> What this task involves: Give back every line exactly as it appears, pictures excluded.

> Records for this task:
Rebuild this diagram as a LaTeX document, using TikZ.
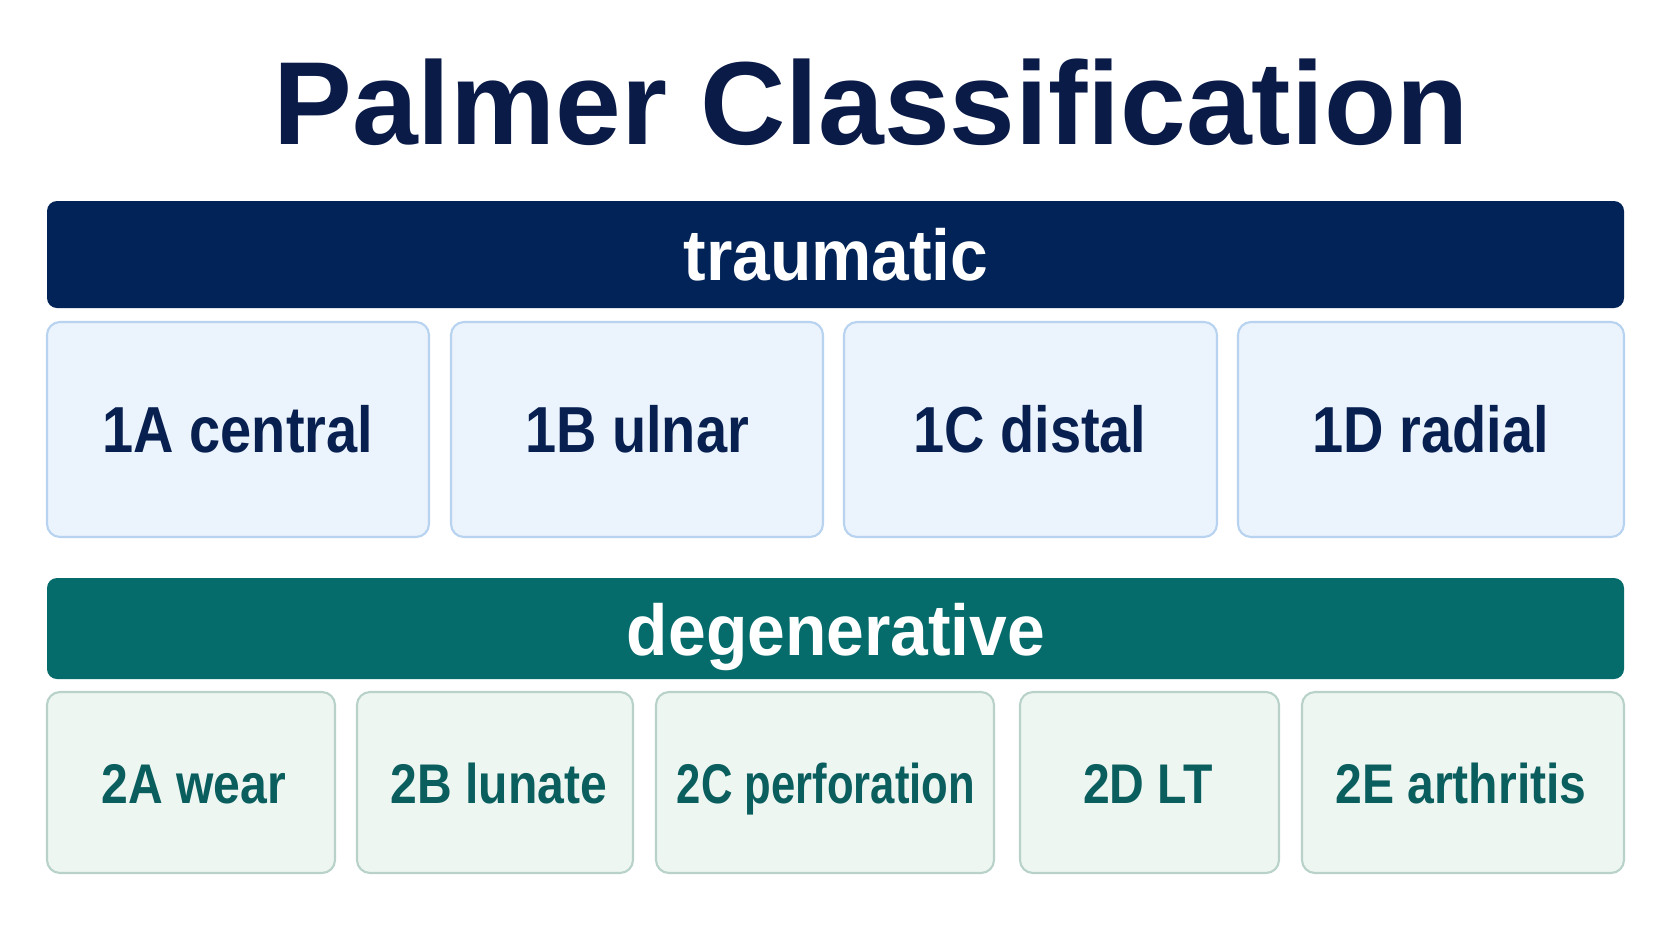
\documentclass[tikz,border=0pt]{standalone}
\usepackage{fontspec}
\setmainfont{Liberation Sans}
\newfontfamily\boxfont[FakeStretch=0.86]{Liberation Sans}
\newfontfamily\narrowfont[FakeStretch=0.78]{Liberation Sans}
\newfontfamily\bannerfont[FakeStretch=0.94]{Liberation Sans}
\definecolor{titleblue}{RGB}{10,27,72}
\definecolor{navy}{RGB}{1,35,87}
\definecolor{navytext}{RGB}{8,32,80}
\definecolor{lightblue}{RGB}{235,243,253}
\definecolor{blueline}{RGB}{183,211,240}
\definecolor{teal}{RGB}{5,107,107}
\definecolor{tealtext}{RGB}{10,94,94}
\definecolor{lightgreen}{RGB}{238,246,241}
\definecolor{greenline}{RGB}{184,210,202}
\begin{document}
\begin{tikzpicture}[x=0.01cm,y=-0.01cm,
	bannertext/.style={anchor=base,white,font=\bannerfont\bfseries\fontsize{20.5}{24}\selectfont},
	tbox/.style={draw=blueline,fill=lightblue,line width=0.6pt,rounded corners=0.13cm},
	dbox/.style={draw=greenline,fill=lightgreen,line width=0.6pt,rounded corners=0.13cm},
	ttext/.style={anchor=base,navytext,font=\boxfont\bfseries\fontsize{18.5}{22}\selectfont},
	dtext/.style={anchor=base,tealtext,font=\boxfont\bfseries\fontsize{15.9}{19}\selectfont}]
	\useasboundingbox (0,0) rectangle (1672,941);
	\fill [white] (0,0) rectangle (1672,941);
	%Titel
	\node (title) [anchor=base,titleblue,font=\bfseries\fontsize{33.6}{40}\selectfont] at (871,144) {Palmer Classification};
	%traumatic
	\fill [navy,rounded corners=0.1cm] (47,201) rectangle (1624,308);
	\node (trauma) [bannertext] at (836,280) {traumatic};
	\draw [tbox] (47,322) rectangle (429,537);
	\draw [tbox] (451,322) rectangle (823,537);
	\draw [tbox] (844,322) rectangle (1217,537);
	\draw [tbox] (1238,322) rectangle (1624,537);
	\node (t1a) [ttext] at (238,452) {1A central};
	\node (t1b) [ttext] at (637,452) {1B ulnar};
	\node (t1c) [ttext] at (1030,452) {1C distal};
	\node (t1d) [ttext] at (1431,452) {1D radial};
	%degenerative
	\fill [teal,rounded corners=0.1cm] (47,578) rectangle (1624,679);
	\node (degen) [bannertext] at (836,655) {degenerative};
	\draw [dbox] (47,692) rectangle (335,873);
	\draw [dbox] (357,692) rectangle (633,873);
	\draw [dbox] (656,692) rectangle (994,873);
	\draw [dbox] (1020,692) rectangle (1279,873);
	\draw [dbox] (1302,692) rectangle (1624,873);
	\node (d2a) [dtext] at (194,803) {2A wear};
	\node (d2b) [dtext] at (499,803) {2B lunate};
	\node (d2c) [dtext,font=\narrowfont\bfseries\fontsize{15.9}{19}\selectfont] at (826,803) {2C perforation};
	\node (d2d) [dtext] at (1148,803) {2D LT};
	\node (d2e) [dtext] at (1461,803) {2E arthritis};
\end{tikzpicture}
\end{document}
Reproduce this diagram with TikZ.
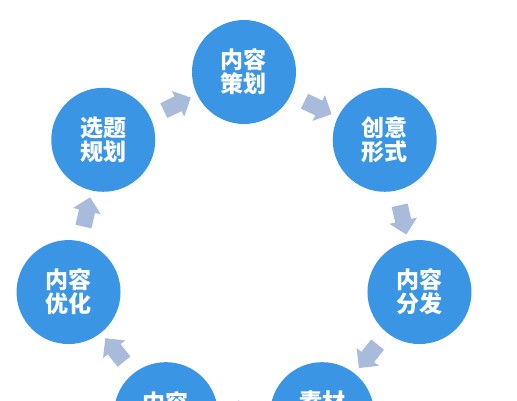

> Solved problem:
Rebuild this diagram as a LaTeX document, using TikZ.
\documentclass[tikz,border=0pt]{standalone}
\usepackage{fontspec}
\setmainfont{Liberation Sans}
\newfontfamily\boxfont[FakeStretch=0.86]{Liberation Sans}
\newfontfamily\narrowfont[FakeStretch=0.78]{Liberation Sans}
\newfontfamily\bannerfont[FakeStretch=0.94]{Liberation Sans}
\definecolor{titleblue}{RGB}{10,27,72}
\definecolor{navy}{RGB}{1,35,87}
\definecolor{navytext}{RGB}{8,32,80}
\definecolor{lightblue}{RGB}{235,243,253}
\definecolor{blueline}{RGB}{183,211,240}
\definecolor{teal}{RGB}{5,107,107}
\definecolor{tealtext}{RGB}{10,94,94}
\definecolor{lightgreen}{RGB}{238,246,241}
\definecolor{greenline}{RGB}{184,210,202}
\begin{document}
\begin{tikzpicture}[x=0.01cm,y=-0.01cm,
	bannertext/.style={anchor=base,white,font=\bannerfont\bfseries\fontsize{20.5}{24}\selectfont},
	tbox/.style={draw=blueline,fill=lightblue,line width=0.6pt,rounded corners=0.13cm},
	dbox/.style={draw=greenline,fill=lightgreen,line width=0.6pt,rounded corners=0.13cm},
	ttext/.style={anchor=base,navytext,font=\boxfont\bfseries\fontsize{18.5}{22}\selectfont},
	dtext/.style={anchor=base,tealtext,font=\boxfont\bfseries\fontsize{15.9}{19}\selectfont}]
	\useasboundingbox (0,0) rectangle (1672,941);
	\fill [white] (0,0) rectangle (1672,941);
	%Titel
	\node (title) [anchor=base,titleblue,font=\bfseries\fontsize{33.6}{40}\selectfont] at (871,144) {Palmer Classification};
	%traumatic
	\fill [navy,rounded corners=0.1cm] (47,201) rectangle (1624,308);
	\node (trauma) [bannertext] at (836,280) {traumatic};
	\draw [tbox] (47,322) rectangle (429,537);
	\draw [tbox] (451,322) rectangle (823,537);
	\draw [tbox] (844,322) rectangle (1217,537);
	\draw [tbox] (1238,322) rectangle (1624,537);
	\node (t1a) [ttext] at (238,452) {1A central};
	\node (t1b) [ttext] at (637,452) {1B ulnar};
	\node (t1c) [ttext] at (1030,452) {1C distal};
	\node (t1d) [ttext] at (1431,452) {1D radial};
	%degenerative
	\fill [teal,rounded corners=0.1cm] (47,578) rectangle (1624,679);
	\node (degen) [bannertext] at (836,655) {degenerative};
	\draw [dbox] (47,692) rectangle (335,873);
	\draw [dbox] (357,692) rectangle (633,873);
	\draw [dbox] (656,692) rectangle (994,873);
	\draw [dbox] (1020,692) rectangle (1279,873);
	\draw [dbox] (1302,692) rectangle (1624,873);
	\node (d2a) [dtext] at (194,803) {2A wear};
	\node (d2b) [dtext] at (499,803) {2B lunate};
	\node (d2c) [dtext,font=\narrowfont\bfseries\fontsize{15.9}{19}\selectfont] at (826,803) {2C perforation};
	\node (d2d) [dtext] at (1148,803) {2D LT};
	\node (d2e) [dtext] at (1461,803) {2E arthritis};
\end{tikzpicture}
\end{document}
Reproduce this diagram with TikZ.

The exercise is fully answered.